PROBLEM TO WORK ON: Read the lines that follow and pick out every one containing the word "with".

THE INPUT:
++++++++++++++++++++

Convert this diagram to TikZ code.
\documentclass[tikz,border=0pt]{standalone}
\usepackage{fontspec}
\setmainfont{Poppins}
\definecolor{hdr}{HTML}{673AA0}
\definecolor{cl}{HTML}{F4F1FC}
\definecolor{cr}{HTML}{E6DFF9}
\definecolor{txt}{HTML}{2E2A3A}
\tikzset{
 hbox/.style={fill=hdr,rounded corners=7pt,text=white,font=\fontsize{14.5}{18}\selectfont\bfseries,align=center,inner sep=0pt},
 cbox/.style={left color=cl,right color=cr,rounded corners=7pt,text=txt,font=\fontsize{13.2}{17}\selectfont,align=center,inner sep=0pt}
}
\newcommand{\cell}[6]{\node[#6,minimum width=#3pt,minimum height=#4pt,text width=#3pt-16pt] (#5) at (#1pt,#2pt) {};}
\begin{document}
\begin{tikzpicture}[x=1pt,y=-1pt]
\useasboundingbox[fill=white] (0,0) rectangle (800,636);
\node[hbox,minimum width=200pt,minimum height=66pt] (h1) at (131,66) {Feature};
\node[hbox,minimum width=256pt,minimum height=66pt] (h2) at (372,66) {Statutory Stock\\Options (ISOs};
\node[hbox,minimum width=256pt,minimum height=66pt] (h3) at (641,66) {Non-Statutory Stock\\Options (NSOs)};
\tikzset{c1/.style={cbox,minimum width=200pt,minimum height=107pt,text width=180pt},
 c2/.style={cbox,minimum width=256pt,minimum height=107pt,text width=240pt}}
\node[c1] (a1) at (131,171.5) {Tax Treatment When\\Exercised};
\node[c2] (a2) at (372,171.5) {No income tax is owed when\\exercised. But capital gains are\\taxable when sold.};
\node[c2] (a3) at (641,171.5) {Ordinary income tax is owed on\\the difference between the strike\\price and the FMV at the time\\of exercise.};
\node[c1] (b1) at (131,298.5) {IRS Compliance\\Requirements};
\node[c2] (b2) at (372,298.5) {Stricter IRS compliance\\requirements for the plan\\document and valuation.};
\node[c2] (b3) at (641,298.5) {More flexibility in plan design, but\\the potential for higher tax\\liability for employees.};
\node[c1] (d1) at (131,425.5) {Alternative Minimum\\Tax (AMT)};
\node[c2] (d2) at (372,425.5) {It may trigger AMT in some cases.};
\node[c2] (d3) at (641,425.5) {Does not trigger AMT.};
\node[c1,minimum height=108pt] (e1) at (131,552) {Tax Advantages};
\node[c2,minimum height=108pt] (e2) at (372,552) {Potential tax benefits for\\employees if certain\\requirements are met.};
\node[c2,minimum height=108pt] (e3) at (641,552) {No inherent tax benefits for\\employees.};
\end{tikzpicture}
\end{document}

++++++++++++++++++++

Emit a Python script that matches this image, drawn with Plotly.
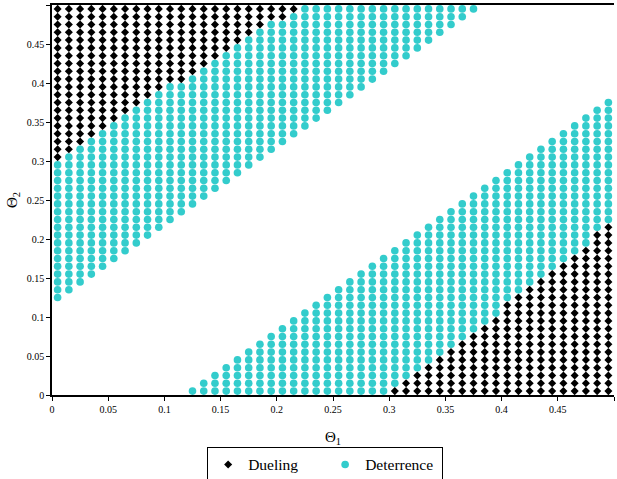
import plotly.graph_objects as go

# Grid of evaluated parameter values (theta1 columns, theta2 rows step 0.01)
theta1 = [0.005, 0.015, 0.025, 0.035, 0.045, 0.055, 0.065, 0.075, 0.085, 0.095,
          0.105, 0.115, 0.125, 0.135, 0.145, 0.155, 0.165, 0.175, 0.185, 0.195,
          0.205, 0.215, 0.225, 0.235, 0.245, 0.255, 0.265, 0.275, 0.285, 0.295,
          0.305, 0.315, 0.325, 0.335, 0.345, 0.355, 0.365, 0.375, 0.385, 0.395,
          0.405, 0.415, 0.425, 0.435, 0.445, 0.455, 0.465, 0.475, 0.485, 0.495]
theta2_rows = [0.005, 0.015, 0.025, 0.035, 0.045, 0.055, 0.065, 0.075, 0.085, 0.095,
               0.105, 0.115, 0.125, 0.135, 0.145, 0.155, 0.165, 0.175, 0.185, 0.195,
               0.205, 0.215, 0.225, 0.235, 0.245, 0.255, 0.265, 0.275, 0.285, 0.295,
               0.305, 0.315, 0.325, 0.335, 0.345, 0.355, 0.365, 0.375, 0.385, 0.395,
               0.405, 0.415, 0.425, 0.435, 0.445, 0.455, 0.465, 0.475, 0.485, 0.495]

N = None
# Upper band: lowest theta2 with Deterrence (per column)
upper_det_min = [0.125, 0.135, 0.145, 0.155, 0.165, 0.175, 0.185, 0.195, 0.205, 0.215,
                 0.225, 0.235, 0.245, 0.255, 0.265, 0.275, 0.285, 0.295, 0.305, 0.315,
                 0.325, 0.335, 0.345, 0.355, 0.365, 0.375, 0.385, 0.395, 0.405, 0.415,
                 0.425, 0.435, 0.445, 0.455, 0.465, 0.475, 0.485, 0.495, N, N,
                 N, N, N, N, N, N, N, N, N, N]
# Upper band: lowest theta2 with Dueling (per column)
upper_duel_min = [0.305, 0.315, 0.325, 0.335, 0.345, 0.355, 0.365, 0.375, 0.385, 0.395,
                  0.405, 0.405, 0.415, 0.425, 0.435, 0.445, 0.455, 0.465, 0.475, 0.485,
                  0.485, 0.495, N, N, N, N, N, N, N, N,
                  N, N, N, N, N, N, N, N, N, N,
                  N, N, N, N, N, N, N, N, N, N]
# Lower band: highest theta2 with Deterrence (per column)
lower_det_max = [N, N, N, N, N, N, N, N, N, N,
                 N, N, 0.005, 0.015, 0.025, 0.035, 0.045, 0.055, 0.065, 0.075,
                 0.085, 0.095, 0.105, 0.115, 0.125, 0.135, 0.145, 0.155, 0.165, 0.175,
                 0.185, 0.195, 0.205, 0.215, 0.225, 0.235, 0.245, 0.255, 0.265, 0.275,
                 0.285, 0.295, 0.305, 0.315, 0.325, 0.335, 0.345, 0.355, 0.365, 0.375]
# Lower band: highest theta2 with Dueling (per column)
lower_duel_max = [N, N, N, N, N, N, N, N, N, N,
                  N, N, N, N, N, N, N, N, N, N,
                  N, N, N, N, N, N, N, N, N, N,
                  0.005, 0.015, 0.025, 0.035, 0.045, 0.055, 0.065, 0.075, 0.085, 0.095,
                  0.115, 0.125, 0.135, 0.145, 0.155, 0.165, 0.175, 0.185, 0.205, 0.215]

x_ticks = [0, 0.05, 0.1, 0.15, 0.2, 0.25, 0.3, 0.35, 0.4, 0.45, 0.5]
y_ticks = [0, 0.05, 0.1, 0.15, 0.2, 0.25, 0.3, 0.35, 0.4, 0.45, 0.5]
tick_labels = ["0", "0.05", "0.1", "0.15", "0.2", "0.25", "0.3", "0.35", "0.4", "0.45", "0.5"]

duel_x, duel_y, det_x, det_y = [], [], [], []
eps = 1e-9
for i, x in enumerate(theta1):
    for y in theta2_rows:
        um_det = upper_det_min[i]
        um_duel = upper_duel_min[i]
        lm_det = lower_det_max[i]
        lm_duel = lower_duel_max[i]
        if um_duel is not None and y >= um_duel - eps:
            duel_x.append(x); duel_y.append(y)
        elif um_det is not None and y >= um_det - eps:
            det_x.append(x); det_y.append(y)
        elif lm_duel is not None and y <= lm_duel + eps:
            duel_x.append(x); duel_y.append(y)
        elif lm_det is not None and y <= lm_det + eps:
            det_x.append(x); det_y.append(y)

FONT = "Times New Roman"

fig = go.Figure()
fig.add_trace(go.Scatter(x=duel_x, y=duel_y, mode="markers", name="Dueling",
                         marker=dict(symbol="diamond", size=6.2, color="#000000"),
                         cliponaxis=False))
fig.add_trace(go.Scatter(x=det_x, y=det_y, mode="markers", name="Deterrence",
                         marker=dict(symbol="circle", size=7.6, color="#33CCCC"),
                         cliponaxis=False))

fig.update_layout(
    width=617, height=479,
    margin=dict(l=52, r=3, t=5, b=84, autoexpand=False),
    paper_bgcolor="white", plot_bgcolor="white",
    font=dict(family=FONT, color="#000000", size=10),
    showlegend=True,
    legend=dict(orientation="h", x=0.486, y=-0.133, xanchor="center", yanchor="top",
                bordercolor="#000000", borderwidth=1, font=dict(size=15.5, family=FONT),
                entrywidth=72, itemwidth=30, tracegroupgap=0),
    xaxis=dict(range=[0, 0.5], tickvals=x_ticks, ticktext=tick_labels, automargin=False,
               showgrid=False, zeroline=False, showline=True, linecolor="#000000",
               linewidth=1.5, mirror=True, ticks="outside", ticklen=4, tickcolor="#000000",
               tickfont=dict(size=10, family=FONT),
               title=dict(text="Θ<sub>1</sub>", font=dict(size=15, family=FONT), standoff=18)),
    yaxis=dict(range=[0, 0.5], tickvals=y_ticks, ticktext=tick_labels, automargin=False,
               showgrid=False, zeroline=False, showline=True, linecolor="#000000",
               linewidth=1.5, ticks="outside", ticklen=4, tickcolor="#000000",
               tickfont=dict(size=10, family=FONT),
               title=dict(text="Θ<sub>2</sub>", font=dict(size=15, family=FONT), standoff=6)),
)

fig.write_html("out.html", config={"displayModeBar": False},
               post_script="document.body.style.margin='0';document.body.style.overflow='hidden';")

++++++++++++++++++++

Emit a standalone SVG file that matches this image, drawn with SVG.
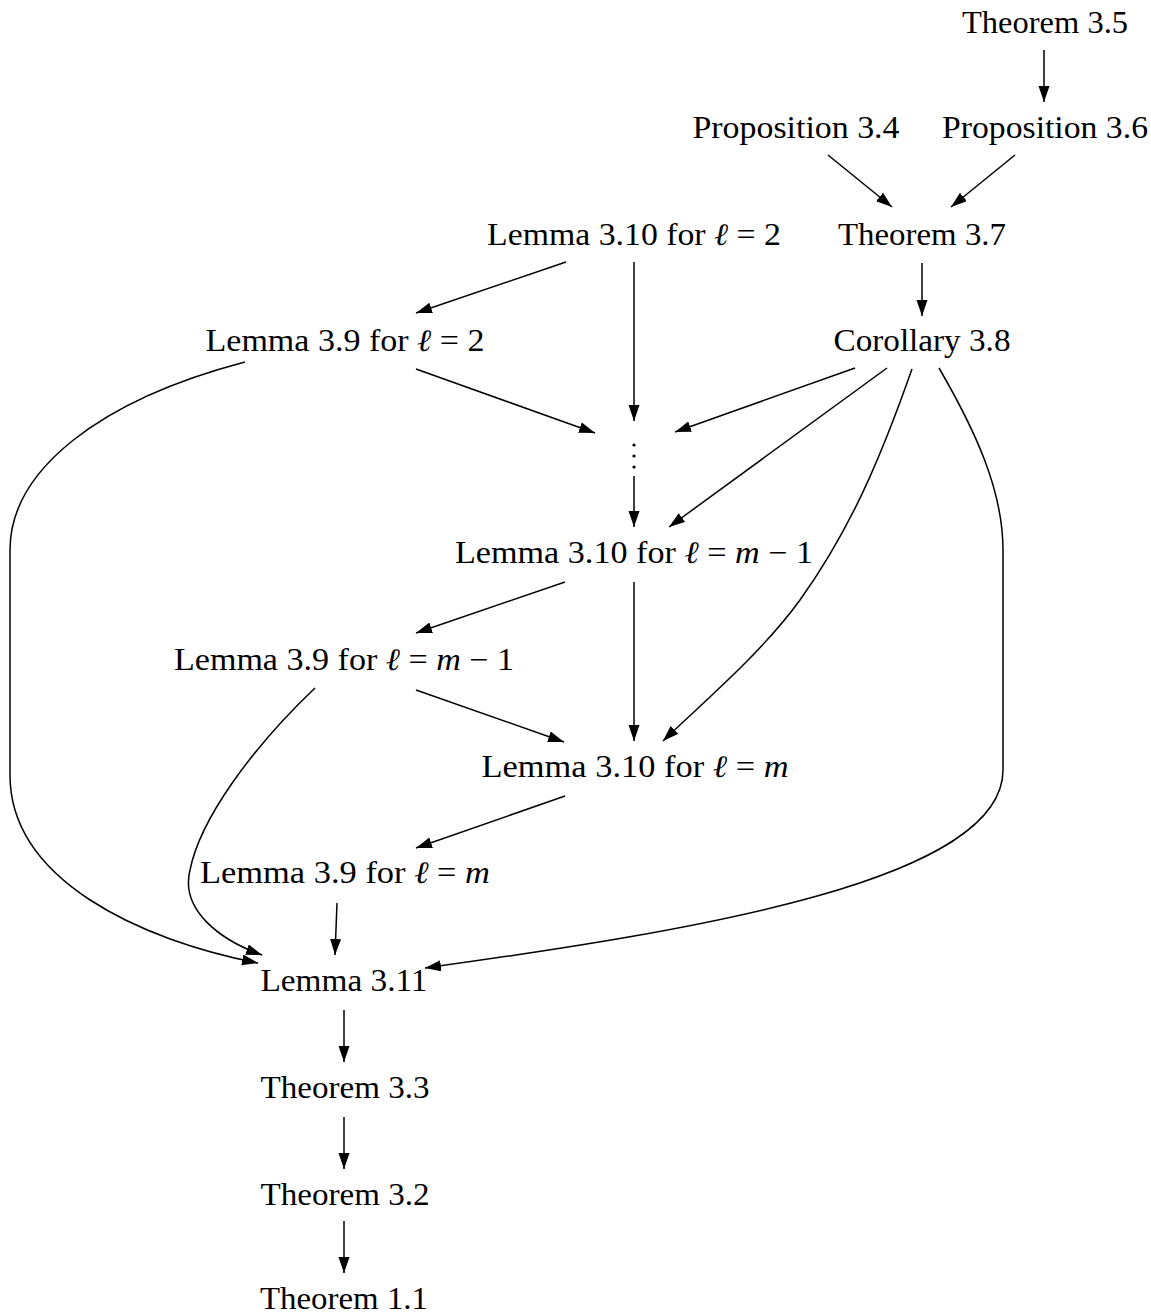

++++++++++++++++++++

FINISHED ANSWER:
Emit a Python script that matches this image, drawn with Plotly.
# Upper band: lowest theta2 with Deterrence (per column)
# Upper band: lowest theta2 with Dueling (per column)
# Lower band: highest theta2 with Deterrence (per column)
# Lower band: highest theta2 with Dueling (per column)
Emit a standalone SVG file that matches this image, drawn with SVG.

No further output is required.